Another adult child raised by gay parents, Robert Oscar Lopez, says that his upbringing led him to be "sexually confused" as a child.

In an amicus brief for a gay marriage case in the U.S. Court of Appeals for the 11th Circuit, Lopez wrote about his desires as a child to have sex with men his father's age. He became a "habitual sex worker" by the time he was 16.

"I needed to feel loved and wanted by an older male figure, even if for only as short as a half hour," he wrote.

It was not until he rebuilt his relationship with his father that Lopez was able to overcome those desires.

Due to his personal experience, Lopez continued, he objects "strenuously to marriage and adoption for gay couples." (He does support same-sex civil unions and some kinds of foster care for same-sex couples.)

"Both marriage and adoption," he continued, "involve using the force of the state to force unwilling children into emotional relationships with people who are not their parents and this coercion is permanent, hurtful, and discriminatory, insofar as all children have a mother and father but children placed in same-sex-couple homes are stripped of one of these two figures without their consent."

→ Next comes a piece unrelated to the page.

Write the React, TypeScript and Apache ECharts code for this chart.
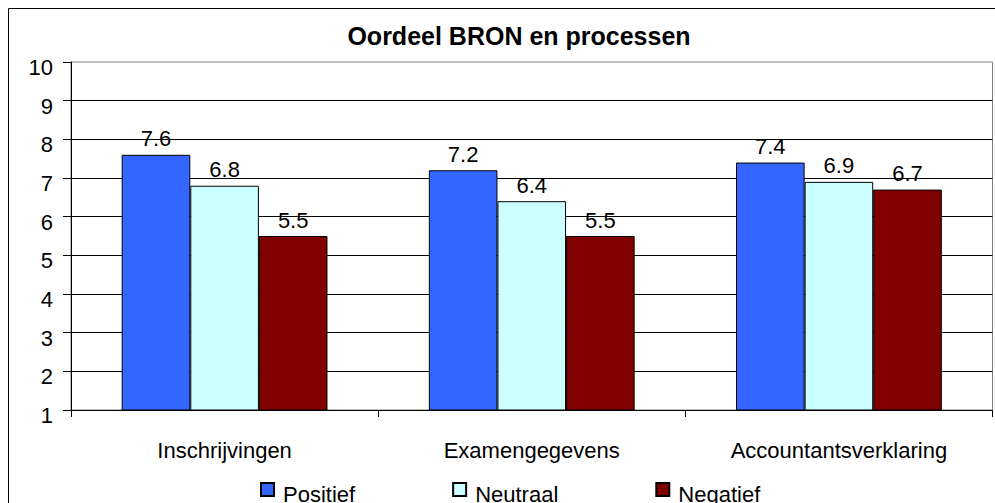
import React, { useEffect, useRef } from "react";
import * as echarts from "echarts";

const categories = ["Inschrijvingen", "Examengegevens", "Accountantsverklaring"];
const seriesNames = ["Positief", "Neutraal", "Negatief"];
const positief = [7.6, 7.2, 7.4];
const neutraal = [6.8, 6.4, 6.9];
const negatief = [5.5, 5.5, 6.7];
const colors = ["#3366FF", "#CCFFFF", "#800000"];
const yMin = 1;
const yMax = 10;
const yInterval = 1;
const title = "Oordeel BRON en processen";

const FONT = "'Liberation Sans', Arial, Helvetica, sans-serif";

export default function App() {
  const ref = useRef<HTMLDivElement>(null);
  useEffect(() => {
    if (!ref.current) return;
    const chart = echarts.init(ref.current, null, { renderer: "svg" });
    const values = [positief, neutraal, negatief];
    chart.setOption({
      animation: false,
      backgroundColor: "#ffffff",
      textStyle: { fontFamily: FONT },
      title: {
        text: title,
        left: 514,
        top: 18,
        textAlign: "center",
        textStyle: { fontFamily: FONT, fontSize: 25, fontWeight: "bold", color: "#000" },
      },
      graphic: [
        {
          type: "rect",
          shape: { x: 8.5, y: 8.5, width: 1020, height: 520 },
          style: { fill: "none", stroke: "#000", lineWidth: 1 },
          silent: true,
        },
      ],
      legend: {
        left: 260,
        top: 482,
        padding: 0,
        itemGap: 97,
        itemWidth: 17,
        itemHeight: 23,
        icon: "path://M0,0L13,0L13,13L0,13Z M17,23",
        data: seriesNames,
        textStyle: { fontFamily: FONT, fontSize: 22, color: "#000" },
      },
      grid: {
        left: 71,
        right: 2.5,
        top: 62,
        bottom: 93,
        show: true,
        borderColor: "#808080",
        borderWidth: 1,
        backgroundColor: "transparent",
      },
      xAxis: {
        type: "category",
        data: categories,
        axisLine: { lineStyle: { color: "#000", width: 1 } },
        axisTick: { show: true, length: 7, interval: 0, alignWithLabel: false, lineStyle: { color: "#000" } },
        axisLabel: { fontFamily: FONT, fontSize: 22, color: "#000", margin: 29, interval: 0 },
        splitLine: { show: false },
      },
      yAxis: {
        type: "value",
        min: yMin,
        max: yMax,
        interval: yInterval,
        axisLine: { show: true, lineStyle: { color: "#000", width: 1 } },
        axisTick: { show: true, length: 8, lineStyle: { color: "#000" } },
        axisLabel: {
          fontFamily: FONT,
          fontSize: 22,
          color: "#000",
          margin: 18,
          verticalAlign: "top",
          lineHeight: 11,
        },
        splitLine: { show: true, showMaxLine: false, lineStyle: { color: "#000", width: 1 } },
      },
      series: seriesNames.map((name, i) => ({
        name,
        type: "bar",
        data: values[i],
        barGap: "0%",
        barCategoryGap: "33%",
        itemStyle: { color: colors[i], borderColor: "#000", borderWidth: 1 },
        label: {
          show: true,
          position: "top",
          distance: 5,
          fontFamily: FONT,
          fontSize: 22,
          color: "#000",
          formatter: (p: any) => Number(p.value).toFixed(1),
        },
      })),
    });
    return () => chart.dispose();
  }, []);
  return (
    <div
      ref={ref}
      style={{ position: "absolute", left: 0, top: 0, width: 995, height: 503 }}
    />
  );
}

His opposition to gay marriage, Lopez added, is consistent with the goals of the gay marriage movement — "to honor relationships, to respect how people are born (i.e., "born" gay), and to refrain from telling people whom they should love" — because: "We must honor the universal relationship between children and their father and mother. We must respect the fact that children are 'born that way' with a mother and father, always. Lastly, we must not tell children that they have to love adults who are not their parents simply because these gay adults say they love them and want to have custodial powers over them."